Westminster Hall and Burying Ground - History

History

The graveyard was established in 1786 by the First Presbyterian Church, a congregation of socially and economically elite local Presbyterians. Over the next 60 years, the burying grounds became the final resting place for important and influential merchants, politicians, statesmen, and dozens of veterans of the American Revolutionary War and War of 1812. Today, this "who's who" of early Baltimore is overshadowed by the presence of writer Edgar Allan Poe, who was buried here in October 1849 following his sudden and mysterious death. In 1852, a church was erected overtop the graveyard, its brick piers straddling gravestones and burial vaults to create what later Baltimoreans referred to as "catacombs." For years, it was thought that the Gothic Revival-style Westminster Presbyterian Church was built in response to a new city ordinance prohibiting cemeteries that were not adjacent to a religious structure. Research in the early 1980s by historian Michael Franch found no such ordinance -- and revealed a more complex motive. The congregation hoped that the new church would serve Baltimore's growing West End -- new churches were then springing up in every corner of the city in response to a dramatic increase in population -- and provide protection to an aging, old-fashioned 18th-century style burying ground that few saw as an appropriate resting place.

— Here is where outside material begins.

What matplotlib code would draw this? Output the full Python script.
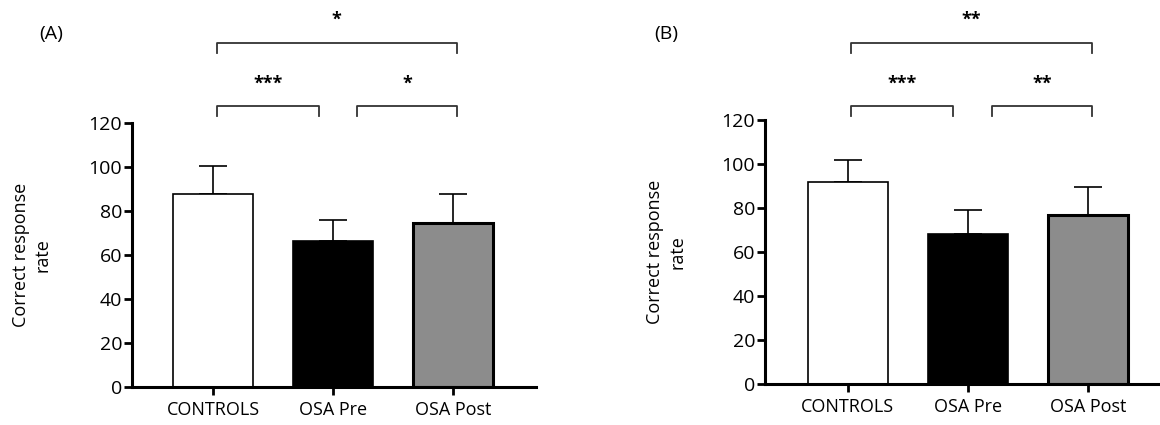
import matplotlib.pyplot as plt

plt.rcParams['font.family'] = ['Open Sans', 'DejaVu Sans']

groups = ['CONTROLS', 'OSA Pre', 'OSA Post']
colors = ['white', 'black', '#8c8c8c']

means_a = [87.5, 66.5, 74.5]
sd_a = [13.0, 9.5, 13.0]
stars_a = ['***', '*', '*']   # pre vs ctrl, post vs pre, post vs ctrl

means_b = [92.0, 68.0, 77.0]
sd_b = [10.0, 11.0, 12.5]
stars_b = ['***', '**', '**']

W, H = 1160, 425
fig = plt.figure(figsize=(W / 100, H / 100), dpi=100)


def panel(left, bottom, right, top, xlim, means, sd, stars, letter, letter_x):
    ax = fig.add_axes([left / W, (H - bottom) / H, (right - left) / W, (bottom - top) / H])
    x = range(len(groups))
    ax.bar(x, means, width=0.667, color=colors, edgecolor='black', linewidth=[1.2, 1.2, 2.2], zorder=2)
    ax.errorbar(x, means, yerr=[[0] * 3, sd], fmt='none', ecolor='black', elinewidth=1.2,
                capsize=10, capthick=1.2, zorder=1)
    ax.set_xlim(*xlim)
    ax.set_ylim(0, 120)
    ax.set_yticks(range(0, 121, 20))
    ax.set_xticks(list(x))
    ax.set_xticklabels(groups, fontsize=13)
    ax.tick_params(axis='y', labelsize=14, width=2, length=6, pad=1)
    ax.tick_params(axis='x', width=2, length=6, pad=4)
    for s in ['top', 'right']:
        ax.spines[s].set_visible(False)
    for s in ['left', 'bottom']:
        ax.spines[s].set_linewidth(2.2)
    ax.set_ylabel('Correct response\nrate', fontsize=13, linespacing=1.25)
    ax.yaxis.set_label_coords(-0.2, 0.5)

    # pixel rows of brackets / stars -> data units (2.2 px per unit)
    def py(p):
        return (bottom - p) / 2.2

    def bracket(x0, x1, y, h, label, ty):
        ax.plot([x0, x0, x1, x1], [py(y + h), py(y), py(y), py(y + h)], color='#333333',
                lw=1.3, clip_on=False)
        ax.text((x0 + x1) / 2, py(ty), label, ha='center', va='center', fontsize=13,
                fontweight='bold')

    bracket(0.03, 0.88, 106, 10, stars[0], 84)
    bracket(1.2, 2.03, 106, 10, stars[1], 84)
    bracket(0.03, 2.03, 43, 10, stars[2], 20)

    fig.text(letter_x / W, 1 - 34 / H, letter, fontsize=14, ha='left', va='center')
    return ax


panel(132, 387, 536, 123, (-0.675, 2.69), means_a, sd_a, stars_a, '(A)', 39)
panel(765, 384, 1160, 120, (-0.69, 2.6), means_b, sd_b, stars_b, '(B)', 654)

fig.savefig('out.png', dpi=100)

Westminster Presbyterian Church lived up to its promise for several decades, but suffered a dramatic loss of congregants by the early 1900s. Revived in the 1920s, the congregation continued until 1977 when care of the premises was assumed by the University of Maryland School of Law, which occupies the rest of the square block bounded by Baltimore, Paca, Fayette and Greene streets. Under the auspices of the non-profit Westminster Preservation Trust, the burying grounds were cleaned up and the church was renovated for public use as Westminster Hall. In 2006, the Westminster Preservation Trust installed more than 20 interpretive signs around the burying ground and catacombs.

The site has been used in an episode of Creepy Canada, with paranormal investigators from BSPR discussing its possible haunting.